We’re standing in line to get into St. Peter’s basilica. It’s our first day in Rome and it’s mid-afternoon. Sadly, the day is grey and overcast. I take the camera and snap a few shots of the square and the front of the basilica. I get a nice one of the rows of empty chairs in front of the steps which I find symbolic.
When I get back into line Ann is talking with this guy behind her. She tells me, “He lived in Belgium!” Somehow I’m not surprised. After Ann found what was probably the only other Belgian in Cabo San Lucas on our vacation a few years ago I’m no longer surprised at her magnetic ability to attract other Belgians.
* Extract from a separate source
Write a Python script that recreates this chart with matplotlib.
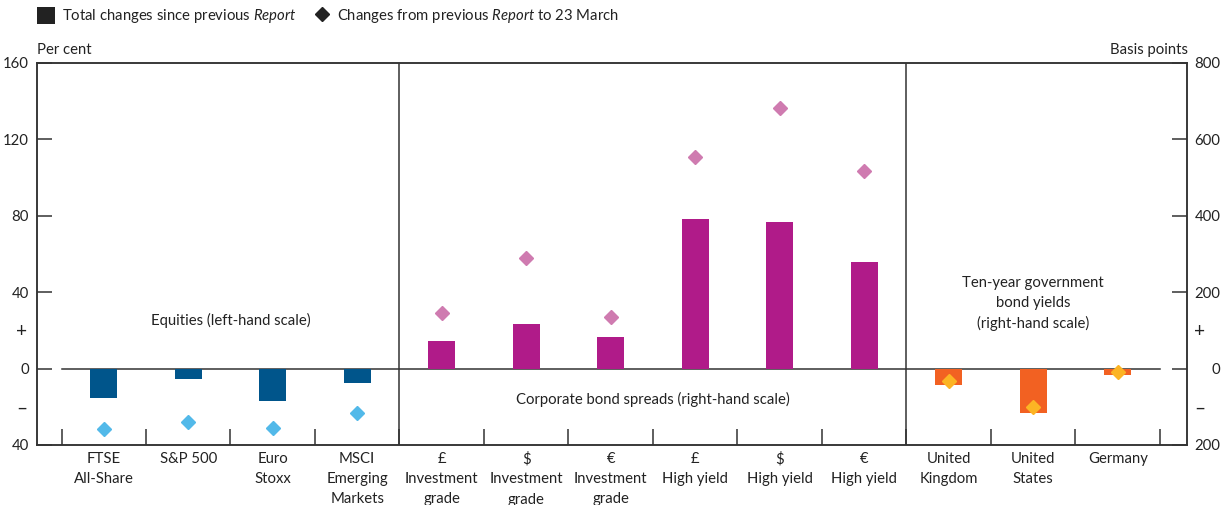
import numpy as np
import matplotlib
matplotlib.use("Agg")
import matplotlib.pyplot as plt
from matplotlib.patches import Patch
from matplotlib.lines import Line2D

plt.rcParams['font.family'] = ['Lato', 'DejaVu Sans']
plt.rcParams['mathtext.fontset'] = 'custom'
plt.rcParams['mathtext.it'] = 'Lato:italic'
plt.rcParams['mathtext.rm'] = 'Lato'

# --- data ---
categories = ["FTSE\nAll-Share", "S&P 500", "Euro\nStoxx", "MSCI\nEmerging\nMarkets",
              "£\nInvestment\ngrade", "$\nInvestment\ngrade", "€\nInvestment\ngrade",
              "£\nHigh yield", "$\nHigh yield", "€\nHigh yield",
              "United\nKingdom", "United\nStates", "Germany"]
# equities, per cent (left-hand scale)
equity_total = [-15.3, -5.6, -17.1, -7.7]
equity_to_march = [-31.7, -28.2, -31.3, -23.1]
# corporate bond spreads, basis points (right-hand scale)
corp_total = [71, 117, 83, 391, 383, 279]
corp_to_march = [146, 289, 136, 553, 683, 516]
# ten-year government bond yields, basis points (right-hand scale)
gov_total = [-43, -115, -17]
gov_to_march = [-32, -101, -9]

DARK = "#333333"
TXT = "#222222"
FS = 10.7

fig = plt.figure(figsize=(12.27, 5.05), dpi=100)
ax = fig.add_axes([37 / 1227, 1 - 445 / 505, 1150 / 1227, 382 / 505])
ax2 = ax.twinx()

x = np.arange(len(categories))
xe, xc, xg = x[:4], x[4:10], x[10:]
w = 0.32

ax.bar(xe, equity_total, width=w, color="#00558B", zorder=3)
ax.plot(xe, equity_to_march, "D", color="#52B9E9", ms=7.5, zorder=4)
ax2.bar(xc, corp_total, width=w, color="#B01B89", zorder=3)
ax2.plot(xc, corp_to_march, "D", color="#CF7BB0", ms=7.5, zorder=4)
ax2.bar(xg, gov_total, width=w, color="#F26122", zorder=3)
ax2.plot(xg, gov_to_march, "D", color="#FCB424", ms=7.5, zorder=4)

ax.set_xlim(-0.79, 12.82)
ax.set_ylim(-40, 160)
ax2.set_ylim(-200, 800)

# zero line and panel dividers
ax.plot([-0.5, 12.5], [0, 0], color=DARK, lw=1.1, zorder=2)
for d in [3.5, 9.5]:
    ax.axvline(d, color=DARK, lw=1.1, zorder=2)

for a in (ax, ax2):
    for s in a.spines.values():
        s.set_color(DARK)
        s.set_linewidth(1.1)

# x: boundary ticks (major) and category labels (minor)
ax.set_xticks(np.arange(-0.5, 13, 1))
ax.set_xticklabels([])
ax.tick_params(axis="x", which="major", direction="in", length=11.5, width=1.1, color=DARK)
ax.set_xticks(x, minor=True)
ax.set_xticklabels(categories, minor=True, fontsize=FS, color=TXT, linespacing=1.55)
ax.tick_params(axis="x", which="minor", length=0, pad=5)

# left axis
ax.set_yticks([-40, 0, 40, 80, 120, 160])
ax.set_yticklabels(["40", "0", "40", "80", "120", "160"], fontsize=FS, color=TXT)
ax.set_yticks([-20, 20], minor=True)
ax.set_yticklabels(["\u2013", "+"], minor=True, fontsize=FS + 3, color=TXT)
ax.tick_params(axis="y", which="major", direction="in", length=11, width=1.1, color=DARK, pad=6)
ax.tick_params(axis="y", which="minor", length=0, pad=7)

# right axis
ax2.set_yticks([-200, 0, 200, 400, 600, 800])
ax2.set_yticklabels(["200", "0", "200", "400", "600", "800"], fontsize=FS, color=TXT)
for t in ax2.get_yticklabels():
    t.set_horizontalalignment("right")
ax2.set_yticks([-100, 100], minor=True)
ax2.set_yticklabels(["\u2013", "+"], minor=True, fontsize=FS + 3, color=TXT)
ax2.tick_params(axis="y", which="major", direction="in", length=11, width=1.1, color=DARK, pad=24)
ax2.tick_params(axis="y", which="minor", length=0, pad=5)

# panel annotations
ax.text(1.5, 25, "Equities (left-hand scale)", ha="center", va="center", fontsize=FS, color=TXT)
ax.text(6.5, -16, "Corporate bond spreads (right-hand scale)", ha="center", va="center",
        fontsize=FS, color=TXT)
ax.text(11.0, 34, "Ten-year government\nbond yields\n(right-hand scale)", ha="center", va="center",
        fontsize=FS, color=TXT, linespacing=1.5)

fig.text(37 / 1227, 1 - 50 / 505, "Per cent", ha="left", va="center", fontsize=FS, color=TXT)
fig.text(1188 / 1227, 1 - 50 / 505, "Basis points", ha="right", va="center", fontsize=FS, color=TXT)

# legend
handles = [Patch(facecolor=TXT, edgecolor="none"),
           Line2D([], [], marker="D", color=TXT, ls="none", ms=7.5)]
labels = [r"Total changes since previous $\mathit{Report}$",
          r"Changes from previous $\mathit{Report}$ to 23 March"]
fig.legend(handles, labels, loc="upper left", bbox_to_anchor=(0.0195, 1.012), ncol=2,
           frameon=False, fontsize=FS, handlelength=1.2, handleheight=1.3,
           handletextpad=0.45, columnspacing=1.1, labelcolor=TXT)

fig.savefig("out.png", dpi=100)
So we’re talking to this guy, who identifies himself as French, and within two minutes of talking to him he makes a comment about English taking over everywhere in Europe as the common language. The first thing I think is, “typically French,” followed closely by a smug, “booya buddy.”
I ask him if he’s aware of the pet project of Chirac to make a digital library of Europe’s books to compete with the Google Books project to digitize books in American universities. He doesn’t know it. For such a Francophile I’d have thought he would have already donated. Then I remember, he HAS already donated… with his 45% in taxes he pays.
Once again, I was reassured to be an American.
So I’m practicing my very rusty French with this guy, and we’re talking about this and that, and I remark on how grand St. Peter’s is. He says, “Oh yes, in the past seven days I’ve been here four times.”
Okay. So obviously this guy is pretty religious.
“So are you here for business or vacation?” I ask.
“I’m on a pilgrimage of sorts,” he answers. “Today I’m going to pray at the tomb of John Paul.”
Now, I am not usually confronted with religious extremists in my daily life, and, not wishing to go any further down this path of discussion, and not wishing to offend this guy with my atheism and general disdain for zealots, I just say nothing.
We get to the metal detectors and after we pass through the guy says, “Well, I will go this way, it was a pleasure meeting you, que dieux vous gardez.” Which translates to : “God keep you.”
It’s then that I take a good full look at the guy and notice that he’s wearing a priest’s collar.